Shenandoah County Sheriff Timothy C. Carter said the 3-month-old baby boy was pronounced dead at Shenandoah Memorial Hospital shortly before 2 p.m. Thursday.
A news release from the Sheriff's Office says that deputies responded to 79 High View Drive for a report of a baby not breathing.
Resuscitation attempts were made at the scene, according to Shenandoah County Fire and Rescue Chief Gary Yew, who wasn't on the call.
An autopsy will be performed, and investigators sought the advice of the medical examiner's office in Richmond regarding processing the scene, Carter said. He said the boy's mother is being fully cooperative.
"Hopefully, we will know a little more [Friday]," he said.
A 14-year-old girl made the call for help, Carter said.
Late Thursday afternoon, Sheriff's Office investigators were still at the home, a tidy ranch with a well-kept yard.
Thursday's tragic events saddened Gladys and Wesley Stinson, who live across the street.
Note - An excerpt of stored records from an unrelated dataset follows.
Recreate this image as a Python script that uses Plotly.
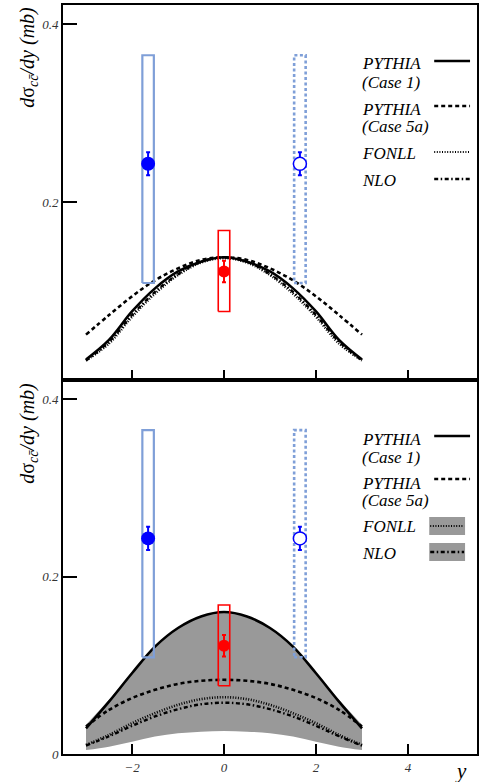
import plotly.graph_objects as go
from plotly.subplots import make_subplots

# ---------------- data ----------------
rap = [-3, -2.5, -2, -1.5, -1, -0.5, 0, 0.5, 1, 1.5, 2, 2.5, 3]

# top panel (curves normalised)
pythia1_top = [0.023, 0.045, 0.077, 0.103, 0.122, 0.133, 0.138, 0.133, 0.122, 0.103, 0.077, 0.045, 0.023]
pythia5a_top = [0.051, 0.073, 0.094, 0.112, 0.1255, 0.135, 0.138, 0.135, 0.1255, 0.112, 0.094, 0.073, 0.051]
fonll_top = [0.022, 0.041, 0.071, 0.097, 0.118, 0.132, 0.137, 0.132, 0.118, 0.097, 0.071, 0.041, 0.022]
nlo_top = [0.022, 0.043, 0.073, 0.099, 0.119, 0.133, 0.138, 0.133, 0.119, 0.099, 0.073, 0.043, 0.022]

# bottom panel (absolute)
pythia1_bot = [0.029, 0.059, 0.091, 0.121, 0.142, 0.155, 0.160, 0.155, 0.142, 0.121, 0.091, 0.059, 0.029]
pythia5a_bot = [0.031, 0.0497, 0.063, 0.0723, 0.079, 0.0825, 0.0836, 0.0825, 0.079, 0.0723, 0.063, 0.0497, 0.031]
fonll_bot = [0.0102, 0.0215, 0.0347, 0.046, 0.0554, 0.0618, 0.064, 0.0618, 0.0554, 0.046, 0.0347, 0.0215, 0.0102]
nlo_bot = [0.0095, 0.020, 0.0317, 0.0423, 0.0505, 0.056, 0.0578, 0.056, 0.0505, 0.0423, 0.0317, 0.020, 0.0095]
band_hi = [0.033, 0.061, 0.092, 0.121, 0.142, 0.155, 0.160, 0.155, 0.142, 0.121, 0.092, 0.061, 0.033]
band_lo = [0.0045, 0.0083, 0.0139, 0.0196, 0.0234, 0.0252, 0.026, 0.0252, 0.0234, 0.0196, 0.0139, 0.0083, 0.0045]

# data points
blue_x = -1.65
blue_y = 0.243
blue_err = 0.013
blue_sys = [0.109, 0.365]
open_x = 1.65
open_y = 0.243
open_err = 0.013
open_sys = [0.109, 0.365]
red_x = 0.0
red_y = 0.122
red_err = 0.012
red_sys = [0.077, 0.168]

y_range = [0, 0.4215]
x_range = [-3.5, 5.5]

# ---------------- figure ----------------
W, H = 481, 782
ML, MR, MT, MB = 63, 2, 5, 28
PH = H - MT - MB
split = (754 - 380) / PH

fig = make_subplots(rows=2, cols=1, vertical_spacing=0)

BOX_BLUE = "#7f9fd8"
LW = 2.6


def px2paper(px, py):
    return (px - ML) / (W - ML - MR), (754 - py) / PH


def box(x0, hw, lo, hi, color, dash, width, row):
    fig.add_trace(go.Scatter(x=[x0 - hw, x0 + hw, x0 + hw, x0 - hw, x0 - hw],
                             y=[lo, lo, hi, hi, lo], mode="lines",
                             line=dict(color=color, dash=dash, width=width),
                             hoverinfo="skip", showlegend=False), row=row, col=1)


def curve(y, dash, row, width=LW):
    fig.add_trace(go.Scatter(x=rap, y=y, mode="lines",
                             line=dict(color="black", dash=dash, width=width, shape="spline"),
                             showlegend=False), row=row, col=1)


DASH5A = "4px,3px"
DOTF = "1px,1.6px"
DASHDOT = "4px,2.5px,1.5px,2.5px"

for row in (1, 2):
    if row == 2:
        fig.add_trace(go.Scatter(x=rap, y=band_lo, mode="lines", line=dict(width=0, shape="spline"),
                                 showlegend=False, hoverinfo="skip"), row=2, col=1)
        fig.add_trace(go.Scatter(x=rap, y=band_hi, mode="lines", line=dict(width=0, shape="spline"),
                                 fill="tonexty", fillcolor="#999999",
                                 showlegend=False, hoverinfo="skip"), row=2, col=1)
        c1, c5, cf, cn = pythia1_bot, pythia5a_bot, fonll_bot, nlo_bot
    else:
        c1, c5, cf, cn = pythia1_top, pythia5a_top, fonll_top, nlo_top
    curve(cf, DOTF, row, 2.6)
    curve(cn, DASHDOT, row, 2.4)
    curve(c5, DASH5A, row, 2.6)
    curve(c1, "solid", row, 2.6)

    box(blue_x, 0.125, blue_sys[0], blue_sys[1], BOX_BLUE, "solid", 2.2, row)
    box(open_x, 0.125, open_sys[0], open_sys[1], BOX_BLUE, "3px,2.5px", 2.6, row)
    box(red_x, 0.125, red_sys[0], red_sys[1], "#ff0000", "solid", 1.6, row)

    fig.add_trace(go.Scatter(x=[blue_x], y=[blue_y], mode="markers",
                             marker=dict(color="#0000ff", size=14, line=dict(width=0)),
                             error_y=dict(type="constant", value=blue_err, color="#0000ff", thickness=2, width=2),
                             showlegend=False), row=row, col=1)
    fig.add_trace(go.Scatter(x=[open_x], y=[open_y], mode="markers",
                             marker=dict(color="white", size=13, line=dict(width=1.5, color="#0000ff")),
                             error_y=dict(type="constant", value=open_err, color="#0000ff", thickness=2, width=2),
                             showlegend=False), row=row, col=1)
    fig.add_trace(go.Scatter(x=[red_x], y=[red_y], mode="markers",
                             marker=dict(color="#ff0000", size=12, line=dict(width=0)),
                             error_y=dict(type="constant", value=red_err, color="#ff0000", thickness=2, width=2),
                             showlegend=False), row=row, col=1)

tickfont = dict(family="Liberation Serif", size=13, color="#333333", style="italic")
axis_common = dict(showline=True, linewidth=2, linecolor="black", mirror=True,
                   showgrid=False, zeroline=False, ticks="inside", tickcolor="black", tickwidth=2)

fig.update_xaxes(range=x_range, tickvals=[-2, 0, 2, 4], ticklen=10, tickfont=tickfont, **axis_common)
fig.update_xaxes(showticklabels=False, row=1, col=1)
fig.update_yaxes(range=y_range, ticklen=14, tickfont=tickfont, **axis_common)
fig.update_yaxes(tickvals=[0.2, 0.4], ticktext=["0.2", "0.4"], domain=[split, 1], row=1, col=1)
fig.update_yaxes(tickvals=[0, 0.2, 0.4], ticktext=["0", "0.2", "0.4"], domain=[0, split], row=2, col=1)

# ---------------- annotations / legends ----------------
ann = []
LF = dict(family="Liberation Serif", size=17, color="black", style="italic")


def text_at(px, py, txt, font=LF, xanchor="left"):
    x, y = px2paper(px, py)
    ann.append(dict(x=x, y=y, xref="paper", yref="paper", text=txt, showarrow=False,
                    xanchor=xanchor, yanchor="middle", font=font))


shapes = []


def sample_line(py, dash, x0=436, x1=472, width=2.6):
    xa, ya = px2paper(x0, py)
    xb, _ = px2paper(x1, py)
    shapes.append(dict(type="line", xref="paper", yref="paper", x0=xa, x1=xb, y0=ya, y1=ya,
                       line=dict(color="black", width=width, dash=dash)))


def sample_box(py0, py1, x0=431, x1=467):
    xa, ya = px2paper(x0, py1)
    xb, yb = px2paper(x1, py0)
    shapes.append(dict(type="rect", xref="paper", yref="paper", x0=xa, x1=xb, y0=ya, y1=yb,
                       fillcolor="#999999", line=dict(width=0), layer="above"))


# top legend
text_at(361, 64, "PYTHIA")
text_at(361, 82, "(Case 1)")
text_at(361, 109, "PYTHIA")
text_at(361, 127, "(Case 5a)")
text_at(361, 153, "FONLL")
text_at(361, 180, "NLO")
sample_line(61, "solid")
sample_line(106, DASH5A)
sample_line(152, DOTF, width=2)
sample_line(179, DASHDOT)

# bottom legend
text_at(361, 439, "PYTHIA")
text_at(361, 457, "(Case 1)")
text_at(361, 483, "PYTHIA")
text_at(361, 501, "(Case 5a)")
text_at(361, 527, "FONLL")
text_at(361, 553, "NLO")
sample_line(436, "solid")
sample_line(479, DASH5A)
sample_box(517, 535)
sample_line(526, DOTF, x0=432, x1=466, width=2)
sample_box(543, 561)
sample_line(552, DASHDOT, x0=432, x1=466)

# y-axis titles
ytitle = "<i>d</i>σ<sub><i>cc̄</i></sub><i>/dy (mb)</i>"
for top_py in (5, 381):
    x, y = px2paper(28, top_py)
    ann.append(dict(x=x, y=y, xref="paper", yref="paper", text=ytitle, showarrow=False,
                    textangle=-90, xanchor="center", yanchor="top",
                    font=dict(family="Liberation Serif", size=20, color="black")))

# x-axis title
x, y = px2paper(463, 771)
ann.append(dict(x=x, y=y, xref="paper", yref="paper", text="y", showarrow=False,
                xanchor="center", yanchor="middle",
                font=dict(family="Liberation Serif", size=21, color="black", style="italic")))

fig.update_layout(width=W, height=H, margin=dict(l=ML, r=MR, t=MT, b=MB),
                  paper_bgcolor="white", plot_bgcolor="white", showlegend=False,
                  annotations=ann, shapes=shapes)

fig.write_html("out.html")
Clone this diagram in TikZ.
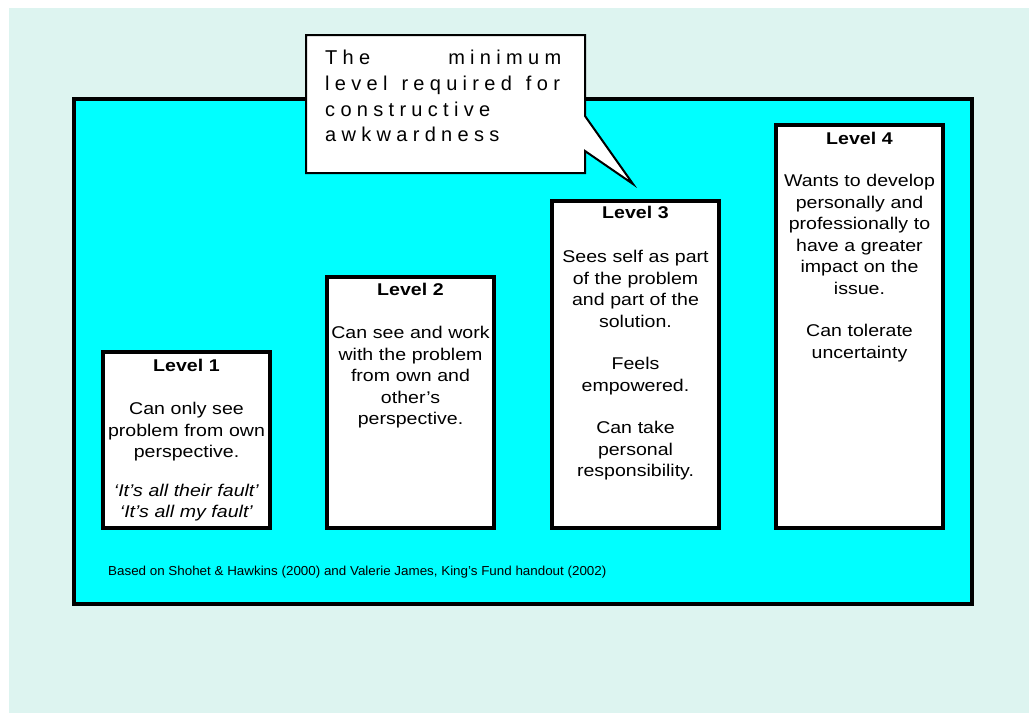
\documentclass[tikz,border=0pt]{standalone}
\usepackage{fontspec}
\setmainfont{Liberation Sans}
\newfontfamily\boxfont[FakeStretch=1.15]{Liberation Sans}
\newfontfamily\notefont[FakeStretch=1.03]{Liberation Sans}

\definecolor{mint}{RGB}{221,244,240}
\definecolor{panel}{RGB}{0,255,255}

% letter-spaced words for the speech bubble
\newlength\lsgap
\setlength\lsgap{5.3pt}
\makeatletter
\def\spreadword#1{\spread@next#1\@nil}
\def\spread@next#1#2\@nil{#1\ifx\relax#2\relax\else\kern\lsgap\spread@next#2\@nil\fi}
\makeatother
\newcommand\wgap{\kern14pt}

\begin{document}
\begin{tikzpicture}[x=1pt,y=-1pt,
  levelbox/.style={draw=black, line width=3.5pt, fill=white},
  leveltext/.style={anchor=north, inner sep=0pt, text width=175pt, align=center,
    font=\boxfont\fontsize{17}{21.5}\selectfont},
]
\useasboundingbox (0,0) rectangle (1029,713);
\fill[white] (0,0) rectangle (1029,713);
\fill[mint] (9,8) rectangle (1029,713);

% main panel
\draw[line width=4pt, fill=panel] (74,99) rectangle (972,604);

% level boxes
\draw[levelbox] (103,352) rectangle (270,528);
\draw[levelbox] (327,277) rectangle (494,528);
\draw[levelbox] (552,201) rectangle (719,528);
\draw[levelbox] (776,125) rectangle (943,528);

\node[leveltext] (lv1) at (186.5,356) {\strut\textbf{Level 1}\\[22pt]
  Can only see\\problem from own\\perspective.\\[17pt]
  \textit{‘It’s all their fault’}\\\textit{‘It’s all my fault’}};

\node[leveltext] (lv2) at (410.5,280) {\strut\textbf{Level 2}\\[22pt]
  Can see and work\\with the problem\\from own and\\other’s\\perspective.};

\node[leveltext] (lv3) at (635.5,203) {\strut\textbf{Level 3}\\[23pt]
  Sees self as part\\of the problem\\and part of the\\solution.\\[21pt]
  Feels\\empowered.\\[21pt]
  Can take\\personal\\responsibility.};

\node[leveltext] (lv4) at (859.5,129) {\strut\textbf{Level 4}\\[21pt]
  Wants to develop\\personally and\\professionally to\\have a greater\\impact on the\\issue.\\[21pt]
  Can tolerate\\uncertainty};

% source note
\node[anchor=base west, inner sep=0pt, font=\notefont\fontsize{13}{15}\selectfont] (source) at (108,575)
  {Based on Shohet \& Hawkins (2000) and Valerie James, King’s Fund handout (2002)};

% speech bubble
\draw[line width=2pt, fill=white, line join=miter]
  (306,35) -- (585,35) -- (585,116) -- (633,184) -- (585,151) -- (585,173) -- (306,173) -- cycle;
\node[anchor=north west, inner sep=0pt, align=left,
  font=\fontsize{20}{25.7}\selectfont] (bubble) at (325,46.5)
  {\strut\makebox[236pt][s]{\spreadword{The}\hfill\spreadword{minimum}}\\
   \spreadword{level}\wgap\spreadword{required}\wgap\spreadword{for}\\
   \spreadword{constructive}\\
   \spreadword{awkwardness}};
\end{tikzpicture}
\end{document}
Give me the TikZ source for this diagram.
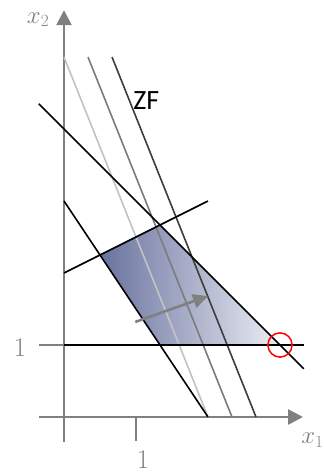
\documentclass[tikz,border=0pt]{standalone}
\usepackage{fontspec}
\newfontfamily\zffont{Carlito}
\usetikzlibrary{arrows.meta}
\definecolor{axisgray}{RGB}{128,128,128}
\definecolor{objA}{RGB}{195,195,195}
\definecolor{objB}{RGB}{125,125,125}
\definecolor{objC}{RGB}{64,64,64}
\definecolor{shadeL}{RGB}{104,114,158}
\definecolor{shadeR}{RGB}{236,237,244}
\tikzset{
  axisline/.style={draw=axisgray, line width=2.6pt, -{Triangle[length=15pt,width=15pt]}},
  ticklabel/.style={text=axisgray, font=\fontsize{27}{32}\selectfont, inner sep=0pt},
  conline/.style={draw=black, line width=1.6pt},
  objline/.style={line width=1.6pt},
  movearrow/.style={draw=axisgray, line width=2.6pt, -{Triangle[length=15pt,width=14pt]}},
  optmark/.style={draw=red, line width=1.5pt},
}
\begin{document}
\begin{tikzpicture}[x=1in,y=1in]
\useasboundingbox (-0.889,-0.764) rectangle (3.611,5.792);
% feasible region
\coordinate (A) at (0.5,2.25);
\coordinate (B) at (4/3,8/3);
\coordinate (C) at (3,1);
\coordinate (D) at (4/3,1);
\shade[left color=shadeL, right color=shadeR] (A) -- (B) -- (C) -- (D) -- cycle;
% axes
\coordinate (O) at (0,0);
\coordinate (xs) at (-0.347,0);
\coordinate (xe) at (3.32,0);
\coordinate (ys) at (0,-0.347);
\coordinate (ye) at (0,5.65);
\draw[axisline] (xs) -- (xe);
\draw[axisline] (ys) -- (ye);
\draw[draw=axisgray, line width=2.6pt] (1,0) -- (1,-0.33);
\draw[draw=axisgray, line width=1.8pt] (-0.347,1) -- (0,1);
\node[ticklabel, anchor=north] (l1x) at (1.097,-0.46) {1};
\node[ticklabel] (l1y) at (-0.61,0.97) {1};
\node[ticklabel] (lx1) at (3.45,-0.32) {$x_1$};
\node[ticklabel] (lx2) at (-0.36,5.52) {$x_2$};
% objective lines
\draw[objline, draw=objA] (0,5) -- (2,0);
\draw[objline, draw=objB] (1/3,5) -- (7/3,0);
\draw[objline, draw=objC] (2/3,5) -- (8/3,0);
\node[font=\zffont\fontsize{28}{33}\selectfont, inner sep=0pt, anchor=west] (zf) at (0.96,4.39) {ZF};
% constraints
\draw[conline] (-0.35,4.35) -- (3.33,0.67);
\draw[conline] (0,3) -- (2,0);
\draw[conline] (0,2) -- (2,3);
\draw[conline] (0,1) -- (3.33,1);
% direction arrow
\coordinate (at) at (0.99,1.32);
\coordinate (ah) at (2.0,1.68);
\draw[movearrow] (at) -- (ah);
% optimum
\draw[optmark] (C) circle (0.168);
\end{tikzpicture}
\end{document}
Mrs. Stinson was getting clothes off a line when she noticed fire and rescue vehicles arrive.
"When I seen a deputy pull over there, I told my husband, 'Something's not right,'" she said. "And then a real good friend of mine ... told me that the baby had died."
Mrs. Stinson, a bus driver for Shenandoah County Public Schools, said two children who live in the home are on her route.
"They told me when the baby was born," she said. "They were real excited about the baby. They're extremely good kids."
The Stinsons hadn't seen the baby, and didn't know their neighbors well.
"[I] feel so sorry for them," Mrs. Stinson said. "It's very heartbreaking when it comes to a child, especially an infant child at that."
Her husband knows the pain of losing a child. His son, Terry, was killed by a drunk driver in December 1985. He was just 14.
"You never get over it," Stinson said.
The family hadn't lived in the home very long, said Phyllis Kipps, who lives next door to the Stinsons.
"They pretty well kept to themselves," she said.
Kipps said she'd wave at a boy who lives in the home and was friendly to her.
"It's sad," she said.
Yew said rescue workers may request a critical incident stress debriefing team to talk about the trauma of working on the infant.
"Its one of the toughest incidents fire and EMS providers can run," he said.